Requirements
Print exactly what lies from the line with "Output the web" down to the line with "const labelAngleShift = [1, 0, -2.6, -4.8, 0, 0];", counting both of those lines, but not the pictures.

[Plotting code records]
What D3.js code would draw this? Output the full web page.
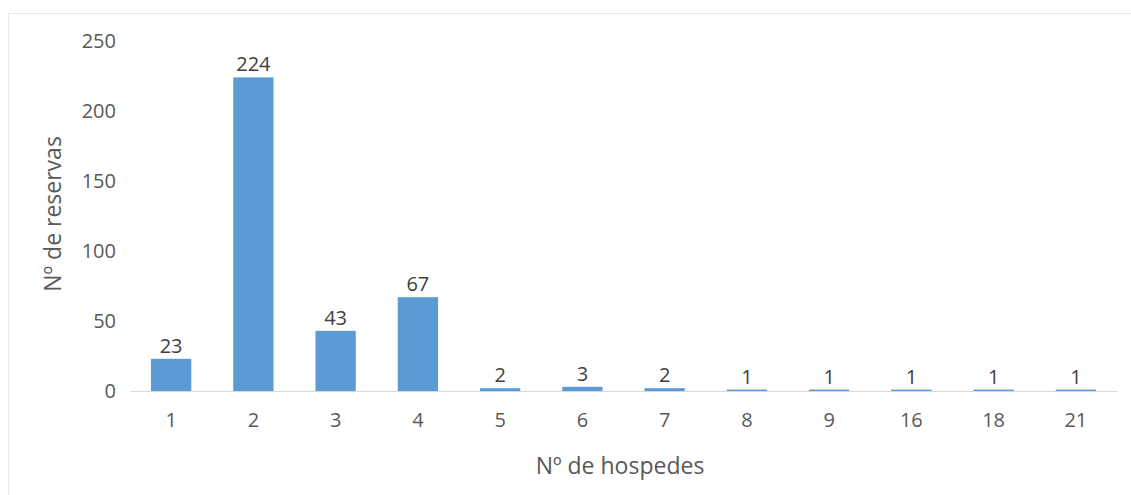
<!DOCTYPE html>
<html>
<head>
<meta charset="utf-8">
<script src="https://cdn.jsdelivr.net/npm/d3@7"></script>
<style>
  body { margin: 0; background: #fff; }
  text { font-family: "Open Sans", "Noto Sans", sans-serif; }
</style>
</head>
<body>
<svg width="1131" height="495"></svg>
<script>
// Chart data
const guests = ['1', '2', '3', '4', '5', '6', '7', '8', '9', '16', '18', '21'];
const bookings = [23, 224, 43, 67, 2, 3, 2, 1, 1, 1, 1, 1];
const yTicks = [0, 50, 100, 150, 200, 250];

const svg = d3.select('svg');
const width = +svg.attr('width');
const height = +svg.attr('height');

// chart frame (only top and left edges visible)
svg.append('rect')
  .attr('x', 8.5).attr('y', 13.5)
  .attr('width', width + 10).attr('height', height + 10)
  .attr('fill', 'none')
  .attr('stroke', '#e6e6e6');

const margin = { top: 41, right: 14, bottom: 104, left: 130 };
const xScale = d3.scaleBand().domain(guests)
  .range([margin.left, width - margin.right]).paddingInner(0.51).paddingOuter(0.255);
const yScale = d3.scaleLinear().domain([0, 250]).range([height - margin.bottom, margin.top]);

// y tick labels
svg.append('g')
  .selectAll('text')
  .data(yTicks)
  .join('text')
  .attr('x', 116)
  .attr('y', d => yScale(d))
  .attr('dy', '0.35em')
  .attr('text-anchor', 'end')
  .attr('font-size', 20)
  .attr('fill', '#595959')
  .text(d => d);

// bars
svg.append('g')
  .selectAll('rect')
  .data(bookings)
  .join('rect')
  .attr('x', (d, i) => xScale(guests[i]))
  .attr('y', d => yScale(d))
  .attr('width', xScale.bandwidth())
  .attr('height', d => yScale(0) - yScale(d))
  .attr('fill', '#5b9bd5');

// x axis line
const xAxisGroup = svg.append('g')
  .attr('transform', `translate(0, ${yScale(0)})`)
  .call(d3.axisBottom(xScale).tickSize(0).tickPadding(22));
xAxisGroup.select('.domain').attr('stroke', '#d9d9d9').attr('stroke-width', 1);
xAxisGroup.selectAll('text')
  .attr('font-size', 20)
  .attr('fill', '#595959')
  .style('font-family', '"Open Sans", "Noto Sans", sans-serif');

// data labels
svg.append('g')
  .selectAll('text')
  .data(bookings)
  .join('text')
  .attr('x', (d, i) => xScale(guests[i]) + xScale.bandwidth() / 2)
  .attr('y', d => yScale(d) - 6)
  .attr('text-anchor', 'middle')
  .attr('font-size', 20)
  .attr('fill', '#404040')
  .text(d => d);

// axis titles
svg.append('text')
  .attr('x', 620)
  .attr('y', 474)
  .attr('text-anchor', 'middle')
  .attr('font-size', 23)
  .attr('fill', '#595959')
  .text('Nº de hospedes');

svg.append('text')
  .attr('transform', 'translate(61, 214) rotate(-90)')
  .attr('text-anchor', 'middle')
  .attr('font-size', 23)
  .attr('fill', '#595959')
  .text('Nº de reservas');
</script>
</body>
</html>
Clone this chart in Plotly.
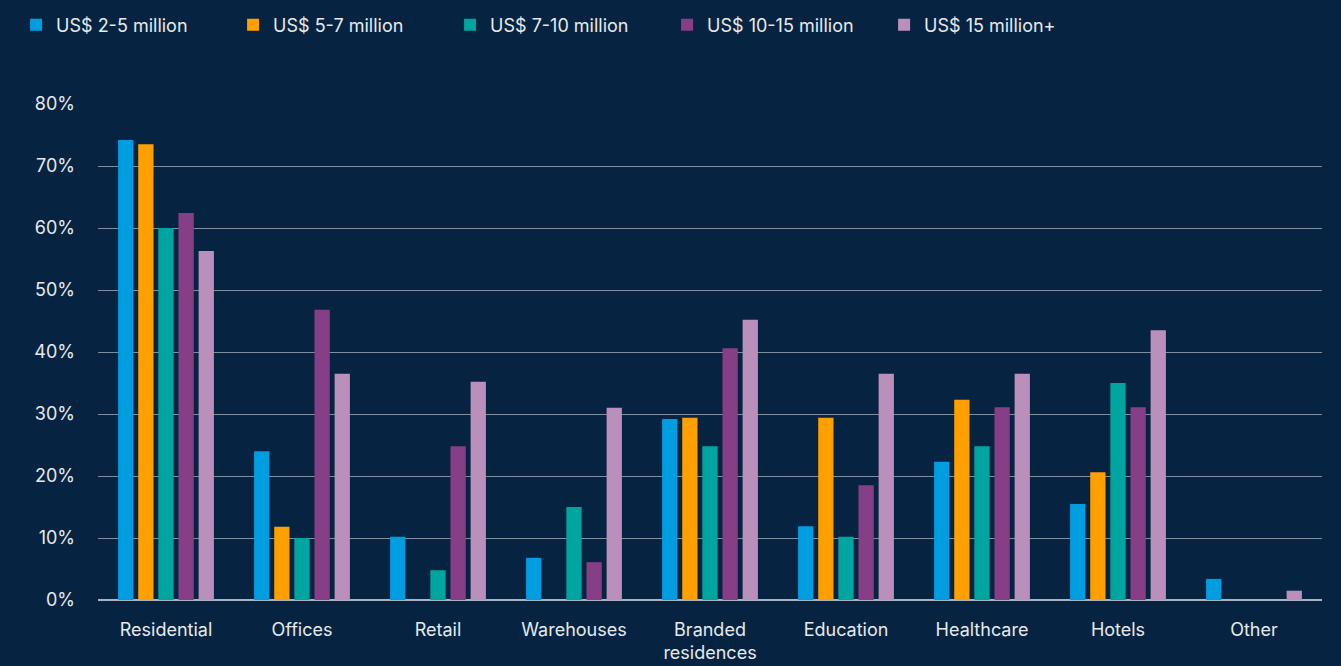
import plotly.graph_objects as go

categories = ["Residential", "Offices", "Retail", "Warehouses", "Branded<br>residences",
              "Education", "Healthcare", "Hotels", "Other"]
series_names = ["US$ 2-5 million", "US$ 5-7 million", "US$ 7-10 million",
                "US$ 10-15 million", "US$ 15 million+"]
v_2_5 = [74.2, 24.0, 10.2, 6.8, 29.2, 11.9, 22.3, 15.5, 3.4]
v_5_7 = [73.5, 11.8, 0, 0, 29.4, 29.4, 32.3, 20.6, 0]
v_7_10 = [60.0, 10.0, 4.8, 15.0, 24.8, 10.2, 24.8, 35.0, 0]
v_10_15 = [62.4, 46.8, 24.8, 6.1, 40.6, 18.5, 31.1, 31.1, 0]
v_15p = [56.3, 36.5, 35.2, 31.0, 45.2, 36.5, 36.5, 43.5, 1.5]
colors = ["#009de0", "#ff9f00", "#00a59f", "#863f87", "#bb8fbb"]

fig = go.Figure()
for name, vals, col in zip(series_names, [v_2_5, v_5_7, v_7_10, v_10_15, v_15p], colors):
    fig.add_trace(go.Bar(x=categories, y=vals, name=name,
                         marker=dict(color=col, line=dict(width=0))))

fig.update_layout(
    width=1341, height=666,
    paper_bgcolor="#062441", plot_bgcolor="#062441",
    font=dict(family="Inter", size=18, color="#e6eaee"),
    barmode="group", bargap=0.26, bargroupgap=0.24,
    margin=dict(l=98, r=19, t=104, b=66, autoexpand=False),
    legend=dict(orientation="h", xref="container", yref="container",
                x=0.012, y=0.99, yanchor="top", xanchor="left",
                font=dict(size=18, color="#e6eaee"), itemwidth=30,
                entrywidth=172, entrywidthmode="pixels",
                bgcolor="rgba(0,0,0,0)"),
    showlegend=True,
)
fig.update_yaxes(range=[0, 80], dtick=10, ticksuffix="%", showgrid=True,
                 gridcolor="#7f8fa0", gridwidth=1, zeroline=True,
                 zerolinecolor="#a9b4bf", zerolinewidth=1.5,
                 ticklabelstandoff=22, showline=False, automargin=False)
fig.update_xaxes(showgrid=False, showline=False, ticks="", ticklabelstandoff=17,
                 automargin=False)

fig.write_html("out.html", config={"displayModeBar": False},
               post_script="document.body.style.margin='0';document.body.style.background='#062441';")
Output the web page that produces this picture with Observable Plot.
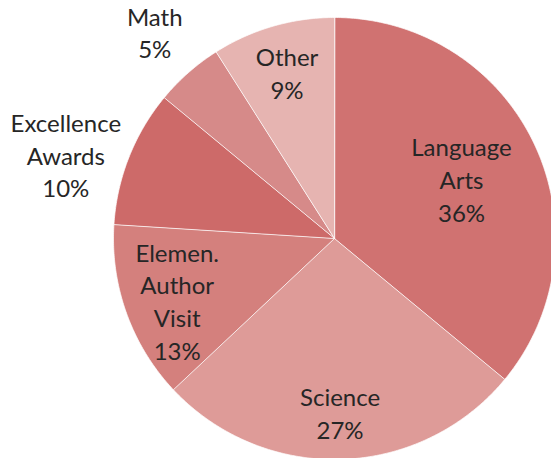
<!DOCTYPE html>
<html>
<head>
<meta charset="utf-8">
<script src="https://cdn.jsdelivr.net/npm/d3@7"></script>
<script src="https://cdn.jsdelivr.net/npm/@observablehq/plot@0.6"></script>
<style>
  html, body { margin: 0; padding: 0; background: #fff; }
</style>
</head>
<body>
<div id="chart"></div>
<script>
// Data
const categories = ["Language Arts", "Science", "Elemen. Author Visit", "Excellence Awards", "Math", "Other"];
const labels = ["Language\nArts", "Science", "Elemen.\nAuthor\nVisit", "Excellence\nAwards", "Math", "Other"];
const values = [36, 27, 13, 10, 5, 9];
const colors = ["#d07271", "#de9b98", "#d4807d", "#cd6a69", "#d68a89", "#e6b4b1"];

// Layout
const W = 551, H = 458;
const cx = 334, cy = 238, R = 221;
const labelRadius = [0.63, 0.80, 0.77, 1.27, 1.23, 0.77];
const labelAngleShift = [1, 0, -2.6, -4.8, 0, 0]; // degrees

const total = d3.sum(values);
const pieData = [];
const polyPts = [];
let acc = 0;
values.forEach((v, i) => {
  const a0 = acc / total * 360;
  const a1 = (acc + v) / total * 360;
  acc += v;
  const pt = (deg, r) => {
    const t = deg * Math.PI / 180;
    return [cx + r * Math.sin(t), cy - r * Math.cos(t)];
  };
  const [x0, y0] = pt(0, 0);
  polyPts.push({cat: categories[i], x: x0, y: y0});
  const n = Math.max(2, Math.ceil((a1 - a0) / 0.5));
  for (let k = 0; k <= n; k++) {
    const [x, y] = pt(a0 + (a1 - a0) * k / n, R);
    polyPts.push({cat: categories[i], x, y});
  }
  const mid = (a0 + a1) / 2 + labelAngleShift[i];
  const [lx, ly] = pt(mid, R * labelRadius[i]);
  pieData.push({cat: categories[i], text: labels[i] + "\n" + v + "%", x: lx, y: ly});
});

const chart = Plot.plot({
  width: W,
  height: H,
  margin: 0,
  x: {domain: [0, W], range: [0, W], axis: null},
  y: {domain: [0, H], range: [0, H], axis: null},
  color: {domain: categories, range: colors},
  style: {background: "#fff"},
  marks: [
    Plot.line(polyPts, {
      x: "x", y: "y", z: "cat", fill: "cat",
      stroke: "#ffffff", strokeWidth: 1, strokeOpacity: 0.7,
      curve: "linear-closed"
    }),
    Plot.text(pieData, {
      x: "x", y: "y", text: "text", dy: -3,
      fontSize: 24, lineHeight: 1.36,
      fontFamily: "Lato, 'Open Sans', sans-serif",
      fill: "#262626", textAnchor: "middle", lineAnchor: "middle"
    })
  ]
});
document.getElementById("chart").appendChild(chart);
</script>
</body>
</html>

Response
Output the web page that produces this picture with Observable Plot.
<!DOCTYPE html>
<html>
<head>
<meta charset="utf-8">
<script src="https://cdn.jsdelivr.net/npm/d3@7"></script>
<script src="https://cdn.jsdelivr.net/npm/@observablehq/plot@0.6"></script>
<style>
  html, body { margin: 0; padding: 0; background: #fff; }
</style>
</head>
<body>
<div id="chart"></div>
<script>
// Data
const categories = ["Language Arts", "Science", "Elemen. Author Visit", "Excellence Awards", "Math", "Other"];
const labels = ["Language\nArts", "Science", "Elemen.\nAuthor\nVisit", "Excellence\nAwards", "Math", "Other"];
const values = [36, 27, 13, 10, 5, 9];
const colors = ["#d07271", "#de9b98", "#d4807d", "#cd6a69", "#d68a89", "#e6b4b1"];

// Layout
const W = 551, H = 458;
const cx = 334, cy = 238, R = 221;
const labelRadius = [0.63, 0.80, 0.77, 1.27, 1.23, 0.77];
const labelAngleShift = [1, 0, -2.6, -4.8, 0, 0]; // degrees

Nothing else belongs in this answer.